What this task involves:
Write out the data below exactly as given, without any of its pictures.

Stored data:
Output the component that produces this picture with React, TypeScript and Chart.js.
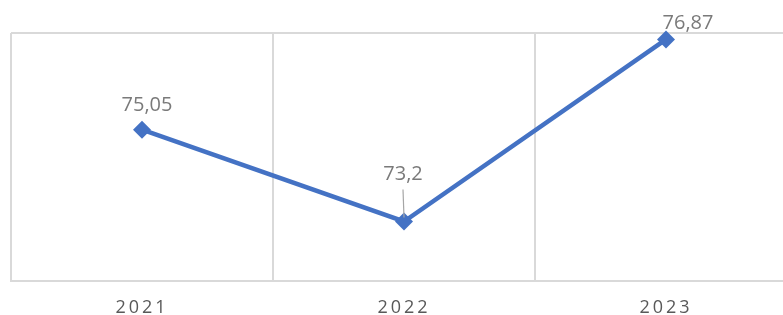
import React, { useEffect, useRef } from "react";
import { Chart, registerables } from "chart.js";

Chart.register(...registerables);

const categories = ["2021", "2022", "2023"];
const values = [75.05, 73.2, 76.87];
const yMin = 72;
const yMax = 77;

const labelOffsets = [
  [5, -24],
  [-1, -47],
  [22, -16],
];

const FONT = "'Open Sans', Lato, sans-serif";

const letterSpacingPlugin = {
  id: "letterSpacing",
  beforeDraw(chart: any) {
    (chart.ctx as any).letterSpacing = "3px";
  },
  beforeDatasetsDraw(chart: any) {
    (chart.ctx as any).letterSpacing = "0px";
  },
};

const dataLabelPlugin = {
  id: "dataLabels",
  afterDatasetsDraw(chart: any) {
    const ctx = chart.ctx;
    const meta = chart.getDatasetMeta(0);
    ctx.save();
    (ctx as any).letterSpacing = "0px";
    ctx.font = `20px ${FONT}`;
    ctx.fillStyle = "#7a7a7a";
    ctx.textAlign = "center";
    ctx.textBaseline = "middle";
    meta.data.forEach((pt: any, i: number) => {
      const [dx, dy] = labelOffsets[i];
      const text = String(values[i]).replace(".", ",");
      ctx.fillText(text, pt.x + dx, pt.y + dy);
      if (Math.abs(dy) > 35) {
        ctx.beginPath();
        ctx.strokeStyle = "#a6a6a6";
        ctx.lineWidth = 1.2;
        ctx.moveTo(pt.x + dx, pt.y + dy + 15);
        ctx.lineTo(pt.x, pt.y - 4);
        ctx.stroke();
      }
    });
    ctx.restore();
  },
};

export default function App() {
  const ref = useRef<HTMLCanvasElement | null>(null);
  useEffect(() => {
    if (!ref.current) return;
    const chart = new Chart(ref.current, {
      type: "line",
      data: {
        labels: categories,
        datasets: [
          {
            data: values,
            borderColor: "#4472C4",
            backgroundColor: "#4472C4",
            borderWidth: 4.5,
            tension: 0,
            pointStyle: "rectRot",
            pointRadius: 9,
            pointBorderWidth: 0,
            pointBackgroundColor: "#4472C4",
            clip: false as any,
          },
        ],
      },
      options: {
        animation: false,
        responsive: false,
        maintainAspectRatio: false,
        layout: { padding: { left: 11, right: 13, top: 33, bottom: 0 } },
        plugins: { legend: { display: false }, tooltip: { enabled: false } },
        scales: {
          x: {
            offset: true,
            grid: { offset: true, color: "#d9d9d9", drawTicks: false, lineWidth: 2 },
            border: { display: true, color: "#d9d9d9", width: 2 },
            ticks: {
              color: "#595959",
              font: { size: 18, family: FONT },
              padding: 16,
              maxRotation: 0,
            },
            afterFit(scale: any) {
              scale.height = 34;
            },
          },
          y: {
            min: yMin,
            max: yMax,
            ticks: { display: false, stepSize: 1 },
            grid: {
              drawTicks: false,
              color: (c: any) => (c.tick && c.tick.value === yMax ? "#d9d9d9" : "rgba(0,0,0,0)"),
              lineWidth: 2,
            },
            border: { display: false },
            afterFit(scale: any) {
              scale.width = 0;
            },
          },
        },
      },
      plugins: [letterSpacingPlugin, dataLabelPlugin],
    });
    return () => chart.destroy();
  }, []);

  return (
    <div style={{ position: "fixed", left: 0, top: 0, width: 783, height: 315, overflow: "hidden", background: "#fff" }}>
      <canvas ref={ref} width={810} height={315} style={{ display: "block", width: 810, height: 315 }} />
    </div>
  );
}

Result of the task:
Output the component that produces this picture with React, TypeScript and Chart.js.
import React, { useEffect, useRef } from "react";
import { Chart, registerables } from "chart.js";

Chart.register(...registerables);

const categories = ["2021", "2022", "2023"];
const values = [75.05, 73.2, 76.87];
const yMin = 72;
const yMax = 77;

const labelOffsets = [
  [5, -24],
  [-1, -47],
  [22, -16],
];

const FONT = "'Open Sans', Lato, sans-serif";

const letterSpacingPlugin = {
  id: "letterSpacing",
  beforeDraw(chart: any) {
    (chart.ctx as any).letterSpacing = "3px";
  },
  beforeDatasetsDraw(chart: any) {
    (chart.ctx as any).letterSpacing = "0px";
  },
};

const dataLabelPlugin = {
  id: "dataLabels",
  afterDatasetsDraw(chart: any) {
    const ctx = chart.ctx;
    const meta = chart.getDatasetMeta(0);
    ctx.save();
    (ctx as any).letterSpacing = "0px";
    ctx.font = `20px ${FONT}`;
    ctx.fillStyle = "#7a7a7a";
    ctx.textAlign = "center";
    ctx.textBaseline = "middle";
    meta.data.forEach((pt: any, i: number) => {
      const [dx, dy] = labelOffsets[i];
      const text = String(values[i]).replace(".", ",");
      ctx.fillText(text, pt.x + dx, pt.y + dy);
      if (Math.abs(dy) > 35) {
        ctx.beginPath();
        ctx.strokeStyle = "#a6a6a6";
        ctx.lineWidth = 1.2;
        ctx.moveTo(pt.x + dx, pt.y + dy + 15);
        ctx.lineTo(pt.x, pt.y - 4);
        ctx.stroke();
      }
    });
    ctx.restore();
  },
};

export default function App() {
  const ref = useRef<HTMLCanvasElement | null>(null);
  useEffect(() => {
    if (!ref.current) return;
    const chart = new Chart(ref.current, {
      type: "line",
      data: {
        labels: categories,
        datasets: [
          {
            data: values,
            borderColor: "#4472C4",
            backgroundColor: "#4472C4",
            borderWidth: 4.5,
            tension: 0,
            pointStyle: "rectRot",
            pointRadius: 9,
            pointBorderWidth: 0,
            pointBackgroundColor: "#4472C4",
            clip: false as any,
          },
        ],
      },
      options: {
        animation: false,
        responsive: false,
        maintainAspectRatio: false,
        layout: { padding: { left: 11, right: 13, top: 33, bottom: 0 } },
        plugins: { legend: { display: false }, tooltip: { enabled: false } },
        scales: {
          x: {
            offset: true,
            grid: { offset: true, color: "#d9d9d9", drawTicks: false, lineWidth: 2 },
            border: { display: true, color: "#d9d9d9", width: 2 },
            ticks: {
              color: "#595959",
              font: { size: 18, family: FONT },
              padding: 16,
              maxRotation: 0,
            },
            afterFit(scale: any) {
              scale.height = 34;
            },
          },
          y: {
            min: yMin,
            max: yMax,
            ticks: { display: false, stepSize: 1 },
            grid: {
              drawTicks: false,
              color: (c: any) => (c.tick && c.tick.value === yMax ? "#d9d9d9" : "rgba(0,0,0,0)"),
              lineWidth: 2,
            },
            border: { display: false },
            afterFit(scale: any) {
              scale.width = 0;
            },
          },
        },
      },
      plugins: [letterSpacingPlugin, dataLabelPlugin],
    });
    return () => chart.destroy();
  }, []);

  return (
    <div style={{ position: "fixed", left: 0, top: 0, width: 783, height: 315, overflow: "hidden", background: "#fff" }}>
      <canvas ref={ref} width={810} height={315} style={{ display: "block", width: 810, height: 315 }} />
    </div>
  );
}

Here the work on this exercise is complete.